It happened during the noon hour. I was visiting a friend on board a navy destroyer and as we looked down at the hundreds of men and women milling about on the pier, I spotted Roger.
I called out to him. That was my first mistake.
When he didn't hear me, I shouted a little louder,
"Hey, Roger!" That was my second mistake. This time he heard me.
"Howdy, Rich!" he waved.
And then he did it. In front of all those people who didn't even know I existed . . . he did it. "Hey, Rich," he shouted. "Do you love Jesus?"
I cringed. Is he crazy! There had to be a hundred thousand sailors gathered along the pier side. And now, thanks to Roger’s recklessness, every one of them stopped in their tracks and stared at me. Time stood still as they waited for my answer.
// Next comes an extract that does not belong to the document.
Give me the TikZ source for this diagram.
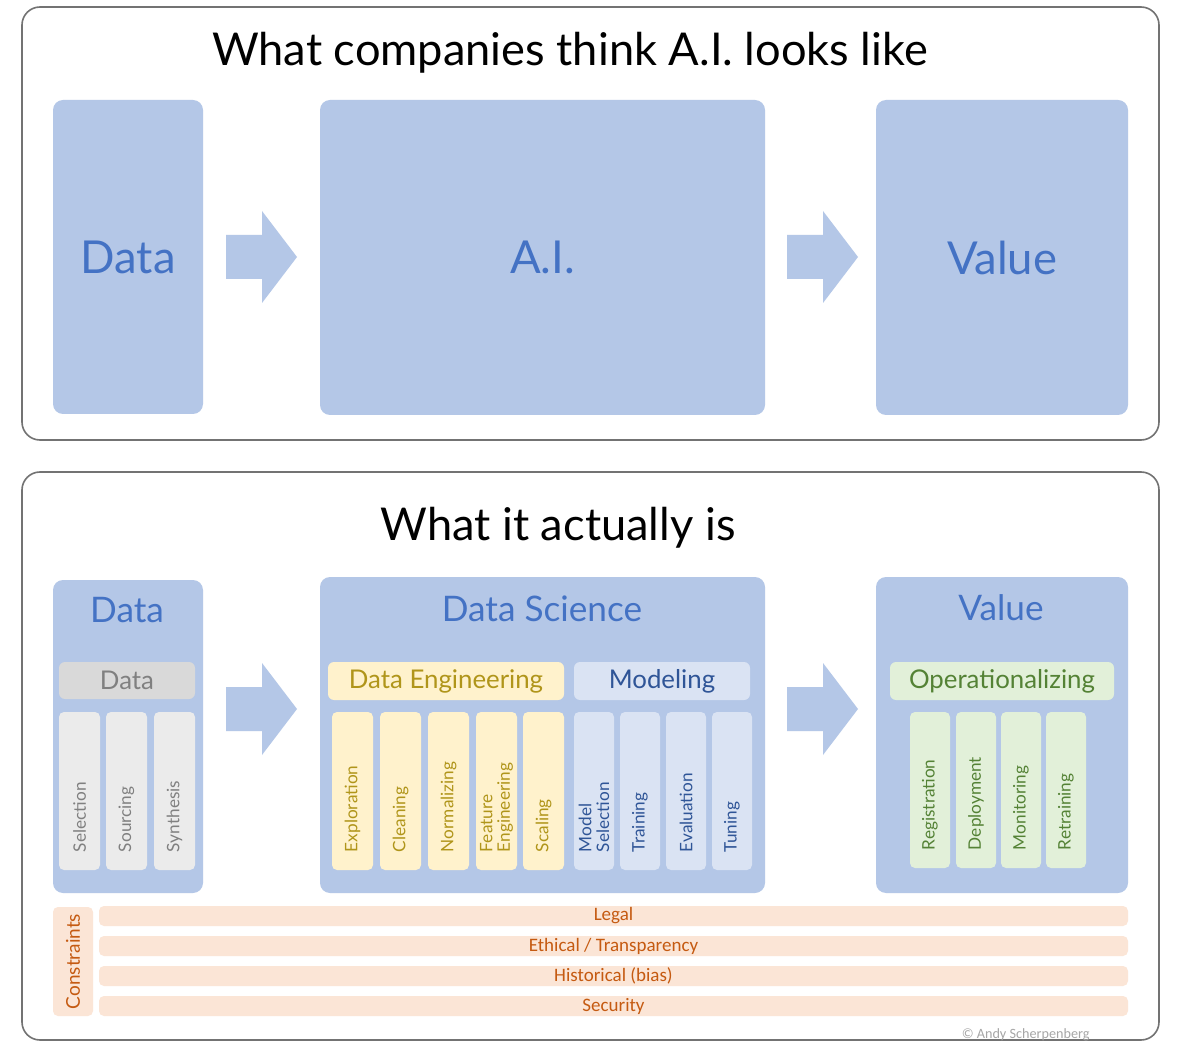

More than four decade have passed since that moment when the Lord taught me my first lesson in Christian boldness. I needed it back then, and I still need to be reminded of it now. As the world becomes increasingly resistant to the gospel, there is an ever urgent need for those who follow Christ to boldly and without embarrassment share their faith with others.
Over the years I've learned a person can be a bold and effective witness for Christ in many different and much less flamboyant way than shouting from the rooftops. Here are only a few suggestions:
1. Fall deeply in love with Jesus. We’re never ashamed of the one we love. We’re never embarrassed to talk about our beloved. Sometimes it’s all we can do to control ourselves so we do not bore others with talk about our love one. So fall in love with Jesus. Stay in love with Jesus. It will change your perspective about everything and everyone.
How does anyone fall deeply in love with Jesus? We could just as easily ask how does anyone fall in love with someone. The answer to both questions is the same: By spending time with the beloved – time in communication (or, prayer); Time meditating on His love letters to us (e.g. the books of the Bible); Time to be quiet with Him (like turning off the phone, the computer, and the television). The more time we spend with our beloved, the deeper our love grows – whether with another person, or with our God.
2. Know what you believe and why you believe it. This is perhaps most important for Catholics who grew up on the front pew, attended early catechism classes, received Confirmation as a teenager . . . and then set the spiritual cruise control for the next few decades.
I’ve heard it said Catholics read the entire Bible in a three year period as the Church wends its way through the Missal Years A, B and C. But the objective thinker soon realizes what we really get are snippets here and there of texts usually out of context. As St. Jerome counseled many centuries ago: "Ignorance of Scripture is ignorance of Christ".
It's much easier to know your faith and to share your faith if you know the root of your faith -- which is God's word. See my 2+2=1+3 Bible reading suggestion at the end of this essay for some helpful suggestions.
3. Walk the talk. No amount of telling others about Christ can take the place of genuine humility, love, kindness, patience, self‑control, and a holy lifestyle. If the walk doesn't fit the talk, there's little likelihood others will listen to what we have to say about our faith in Christ in the first place.
4. Invite someone to Mass with you. A casual conversation over a cup of coffee can develop into an invitation to attend Mass on the following Sunday. They may say, "No, thank you." Then again, they may say, "Sure, why not?"
5. Pray over food in restaurants. If we thank Him for our food in the privacy of our homes, why should we not thank Him in public places? If nothing else, it is a silent testimony to others that we are not ashamed of our faith.
I made a third mistake that day. Instead of shouting, "Hallelujah! Yes I do!" I answered Roger's question with a weak, "yes." Part of me wanted to take a bold stand for Christ, but a greater part was too embarrassed to do so before all those people.
I wish I could tell you that I've never missed an opportunity since then to be bold for Christ. But I've missed numerous such opportunities. Nevertheless, looking back with guilt is not the way to move forward. If you struggle with boldness as I sometimes still do, perhaps my few suggestions may help. We can move forward and fruitfully share the good news of Christ’s love with others.
The 2+2=1+3 Bible Reading Plan:
If you read two chapters of the Old Testament each day (it takes about 10 minutes on average) and two chapters of the New Testament each day (another ten minutes on average) you will read the entire Old Testament once a year and the New Testament three times each year.